Why we disconnect to reconnect

When was the last time you spend a single day offline? Without reaching for the smartphone, without checking your facebook timeline or answering 1000 emails? Hm?


A few weeks ago I hadn’t known the answer. But Christopher and me had an unintentional digital fasting for the last two weekends. We accidentally went to areas with no reception at all. It was awesome. And very relaxing. And we’ll do it again. For the next two weeks Christopher and me will withdraw from any digitality. We’re going to tour Brittany with our old van, visit friends, find new ones and we’re looking forward to re-experience the qualitative difference of time spent without digital umbilical cord.


The countermovement to constant availability has been around for a while now: it’s called Digital Detoxing, as you sure have heard. The term can be found in the Oxford English Dictionary  since 2013. Several Digital-Detox-offers are springing up ever since, from no-network-camps to hotels completely without cellphones, internet, TV, radio and even alarm clocks. Some studies say it increases our concentration, makes us feel calmer, more balanced and more creative.
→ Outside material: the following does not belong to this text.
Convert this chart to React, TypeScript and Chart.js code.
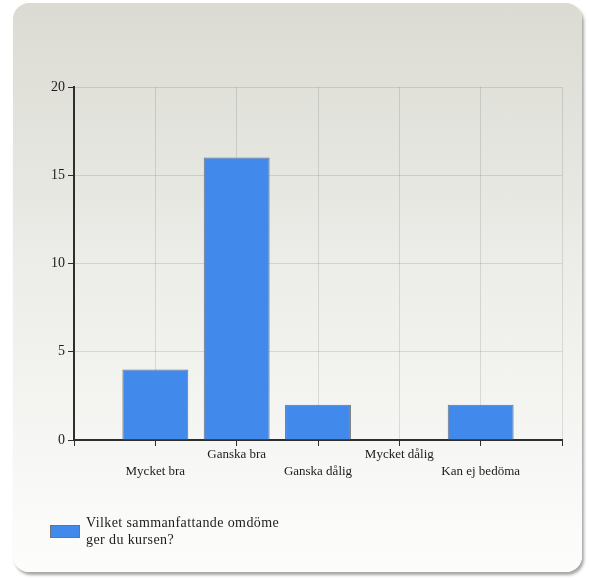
import React, { useEffect, useRef } from "react";
import { Chart, registerables } from "chart.js";

Chart.register(...registerables);

// ---- data ----
const categories = ["Mycket bra", "Ganska bra", "Ganska dålig", "Mycket dålig", "Kan ej bedöma"];
const counts = [4, 16, 2, 0, 2];
const seriesLabelLines = ["Vilket sammanfattande omdöme", "ger du kursen?"];
const yMin = 0;
const yMax = 20;
const yStep = 5;

// padded with empty slots on both ends so bars sit between the outer grid lines
const axisLabels = ["", ...categories, ""];
const axisValues: (number | null)[] = [null, ...counts, null];

const BAR_FILL = "#418aec";
const BAR_BORDER = "#727272";
const AXIS_COLOR = "#2e2e2e";
const GRID_COLOR = "rgba(0,0,0,0.11)";
const TEXT_COLOR = "#1c1c1c";
const SERIF = "'Liberation Serif', 'Times New Roman', serif";

const legendPlugin = {
  id: "blockLegend",
  afterDraw(chart: any) {
    const { ctx } = chart;
    const xScale = chart.scales.x;
    const ds = chart.data.datasets[0];
    const lineH = 17;
    const firstCenter = xScale.bottom + 43;
    const boxX = 50;
    const boxW = 30;
    const boxH = 13;
    const boxTop = firstCenter + lineH / 2 - boxH / 2;
    ctx.save();
    ctx.fillStyle = ds.backgroundColor;
    ctx.fillRect(boxX, boxTop, boxW, boxH);
    ctx.strokeStyle = ds.borderColor;
    ctx.lineWidth = 1;
    ctx.strokeRect(boxX + 0.5, boxTop + 0.5, boxW - 1, boxH - 1);
    ctx.fillStyle = TEXT_COLOR;
    ctx.font = `14px ${SERIF}`;
    try {
      (ctx as any).letterSpacing = "0.4px";
    } catch (e) {}
    ctx.textAlign = "left";
    ctx.textBaseline = "middle";
    seriesLabelLines.forEach((line, i) => {
      ctx.fillText(line, boxX + boxW + 6, firstCenter + i * lineH);
    });
    ctx.restore();
  },
};

export default function App() {
  const canvasRef = useRef<HTMLCanvasElement | null>(null);

  useEffect(() => {
    const canvas = canvasRef.current;
    if (!canvas) return;
    const chart = new Chart(canvas, {
      type: "bar",
      data: {
        labels: axisLabels,
        datasets: [
          {
            label: seriesLabelLines.join(" "),
            data: axisValues,
            backgroundColor: BAR_FILL,
            borderColor: BAR_BORDER,
            borderWidth: 1,
            categoryPercentage: 1,
            barPercentage: 0.81,
          },
        ],
      },
      options: {
        animation: false,
        responsive: false,
        maintainAspectRatio: false,
        layout: { padding: { top: 87, right: 27, bottom: 100, left: 0 } },
        plugins: {
          legend: { display: false },
          tooltip: { enabled: false },
        },
        scales: {
          x: {
            offset: false,
            grid: {
              offset: false,
              color: GRID_COLOR,
              tickColor: AXIS_COLOR,
              tickLength: 6,
            },
            border: { color: AXIS_COLOR, width: 2 },
            ticks: {
              autoSkip: false,
              maxRotation: 0,
              minRotation: 0,
              padding: 0,
              color: TEXT_COLOR,
              font: { family: SERIF, size: 13, lineHeight: 17 / 13 },
              callback: (_v: any, i: number) =>
                i % 2 === 1 ? ["", axisLabels[i]] : [axisLabels[i]],
            },
          },
          y: {
            min: yMin,
            max: yMax,
            grid: {
              color: GRID_COLOR,
              tickColor: AXIS_COLOR,
              tickLength: 6,
            },
            border: { color: AXIS_COLOR, width: 2 },
            ticks: {
              stepSize: yStep,
              padding: 3,
              color: TEXT_COLOR,
              font: { family: SERIF, size: 14 },
            },
            afterFit: (s: any) => {
              s.width = 74;
            },
          },
        },
      },
      plugins: [legendPlugin],
    });
    return () => chart.destroy();
  }, []);

  return (
    <div style={{ position: "absolute", left: 0, top: 0, width: 589, height: 580 }}>
      <div
        style={{
          position: "absolute",
          left: 13,
          top: 3,
          width: 569,
          height: 569,
          borderRadius: 16,
          background: "linear-gradient(to bottom, #dbdbd3 0%, #ecece8 45%, #fdfdfc 100%)",
          boxShadow: "2px 3px 3px rgba(0,0,0,0.35)",
        }}
      />
      <canvas
        ref={canvasRef}
        width={589}
        height={580}
        style={{ position: "absolute", left: 0, top: 0, width: 589, height: 580 }}
      />
    </div>
  );
}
I think the term is a little goofy. Do we really need that? Do we have to name it, when we let our little terrorists switched off and withdraw from the internet? When I recently caught myself scrolling down my facebook timeline like a cat does it with a roll of toilet paper, I knew I, too, can hardly escape from the habit of being constantly available and online. On our trip we break with this habit and we’ll see how we use the time gained. We’ll keep you posted (when we’re back).